I've always really enjoyed Trillin's work. While I haven't read any of his food books (for which he is widely... known? published?), I developed a taste for his memoirs and reportage (of which the most recent that I've seen is "The Color of Blood" and "Capital Fellows" -- in issues of The New Yorker from the past months) and thoroughly enjoyed his novel, Tepper Isn't Going Out.
I never was one for his "Deadline Poet" schtick, and I don't think it's just because of my own pretensions as a poet. I don't, for that matter, think my pretensions have much to do with it. It just... Well, I didn't think his "doggerel" (his word; I'd probably use, in my pretension, "light verse") was all that funny.

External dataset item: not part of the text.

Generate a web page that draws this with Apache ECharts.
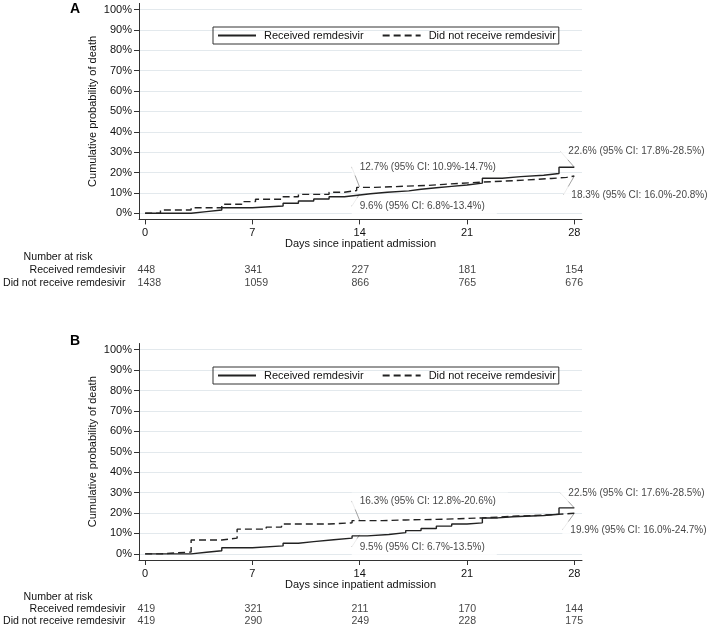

But I was at a poetry reading with a friend, was looking for something light, saw Trillin's Deadline Poet sitting by the elbow of the arm that held the hand which held my head as I half paid attention and half reflected on the pretensions of these other poets, and thought: what the hell, I like his stories.
Ugh. Nothing.
It's not just the (Trillin-tagged) gray, bland quality of the Bush I years (around which most of the book and Trillin's doggerel revolves) but there's just nothing to it all. The core -- the verse -- never much appealed to me but I suppose I expected or hoped the stories around it all to redeem. John Sununu? C. Boyden Gray? Early Clinton (Bill)?
I don't know, maybe I've become too earnest. But it left me cold. At least it's finished. And on we go.